December 19, 2012

The 13th B'aktun

The Internet seems abuzz with the Maya calendar and 2012, but it's rare for that buzz to include anything factual about the Maya.  I contemplated a long ramble, but decided to direct you to David Stuart's succinct explanation here.

For anyone boarding themselves up on the 21st, the correlation between our calendar and the Maya calendar is still a debated issue.  The PARI Journal just published a paper that advocates for a correlation that would push the much-anticipated date to Christmas Eve (link).  That paper's kind of technical, so here's a more general explanation of correlations and the complications of the Gregorian Calendar, which favors the 584285 correlation (link).

However much I'm not worried about the world ending, I am excited to see a b'aktun complete.  I will not be alive for the next one in 2407.  So I'll be celebrating how we celebrate most things around here: treats and boardgames.

See you all next year!

ETA: And, of course, as soon as I post this, David Stuart's blog pops up with an accessible-yet-detailed explanation of  the breadth of the Maya calendar, here.

December 4, 2012

Galaxy Trucker vs. Mondo

Galaxy Trucker, by Vlaada Chvatil from Rio Grande Games:  In a galaxy far, far away... they need sewer systems, too. Corporation Incorporated builds them. Everyone knows their drivers -- the brave men and women who fear no danger and would, if the pay was good enough, even fly through Hell.

Now you can join them. You will gain access to prefabricated spaceship components cleverly made from sewer pipes. Can you build a space ship durable enough to weather storms of meteors? Armed enough to defend against pirates? Big enough to carry a large crew and valuable cargo? Fast enough to get there first?

Of course you can. Become a Galaxy Trucker. It's loads of fun. --Description from

Mondo, by Michael Schacht, from Z-Man Games: In Mondo, players compete against each other while also racing against the clock. Each player has a small world board with empty spaces on it, and all players simultaneously pick tiles depicting different animals and environments from the middle of the table and place them on their world board, trying to create complete areas of the same environment. A new tile must be placed next to an already placed tile, but the environmental borders don't have to match. (These errors will earn negative points when the board is scored.)

When the timer runs out, players score bonus points for each animal and each completed environment and score negative points for volcanic tiles, empty fields on the world board and mismatched tiles (for example, a tile with a forest border connecting with a tile with a water border).

Mondo includes three degrees of difficulty, in addition to additional goals and ways to achieve (and lose) bonus points, as well as rules for solo play. --Description from

I'm partial to both of these games.  Each uses a similar mechanic...which I don't have a name for.  Tiles are placed face-down (or face-down-ish) in the center of the table.  Players can pick up one at a time, then decide to either add it to their board, or pick another one.  Everyone does this in a jumbled hurry, working against the clock and each other.

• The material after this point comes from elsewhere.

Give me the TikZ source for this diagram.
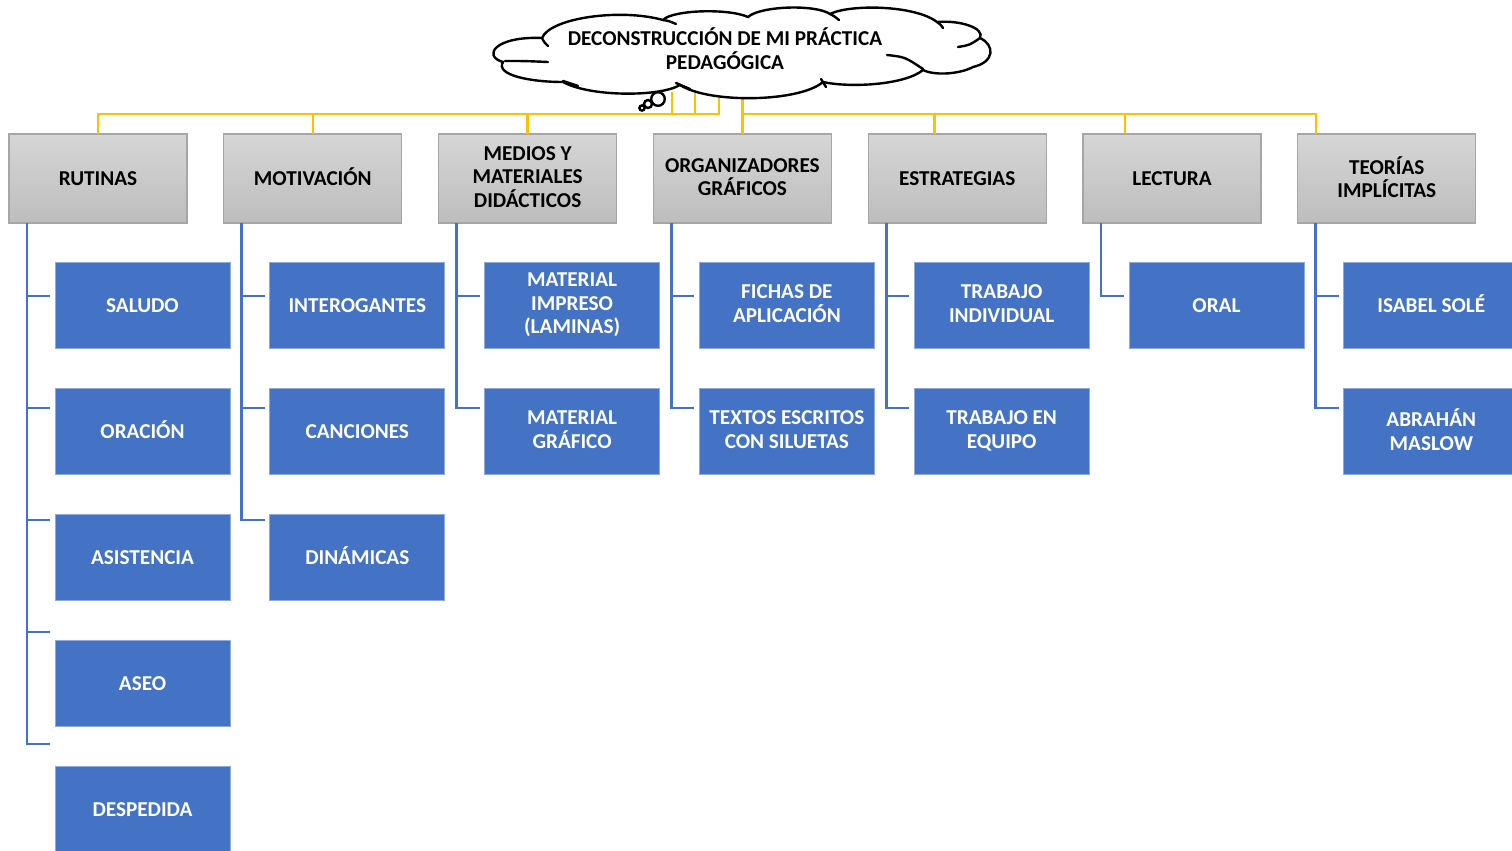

In Galaxy Trucker, players have to line up the various kinds of connectors, and grab the right kinds of pieces to make their ship fly.  After the ship is built, players face a randomized stack of cards.  Sometimes there will be asteroids (hope you built shields into your ship), sometimes pirates (you'll hurt if you don't have lasers), or cargo pick-ups (for which you'll need cargo spaces).

There's something exciting about playing through this phase of the game with the ship you've built, but it's also occasionally frustrating.  If you finish your ship first, you play first, and many cards affect players in order.  So, pirates start with attacking the first player.  If the first player defeats them, he or she gets a bonus, and no one else gets the chance to fight.  First player gets their choice of cargo first, too.  I've found that playing with a group of people who know how to put a ship together, going first is usually a huge advantage.  It's possible to pass someone and take over the first position, but it depends on what cards appear.

In Mondo, your objective is to build an island, matching habitats to habitats with their animals.  There's something my control-freak-self really likes about this.  I know, when I put down certain tiles that I'm going to get certain points out of it.  The cards deliniating bonus points also change every round, so the game doesn't get stale.

Mondo also has a nice check on runaway leader syndrome.  Usually players are only docked points for active (red) volcanoes on their island, but the winner of a previous round is also penalized for dormant volcanoes, which makes putting together a high-scoring island rather difficult.

I enjoy the puzzle-like play of putting space ships or islands together.  Galaxy Trucker is a bit more random, but there are space pirates.  Mondo lets me be meticulous.  My tastes lean towards Mondo, but I can't pass up a game of Galaxy Trucker, either.

Has anyone played a game with a similar tile mechanic?  These are the only two I'm familiar with.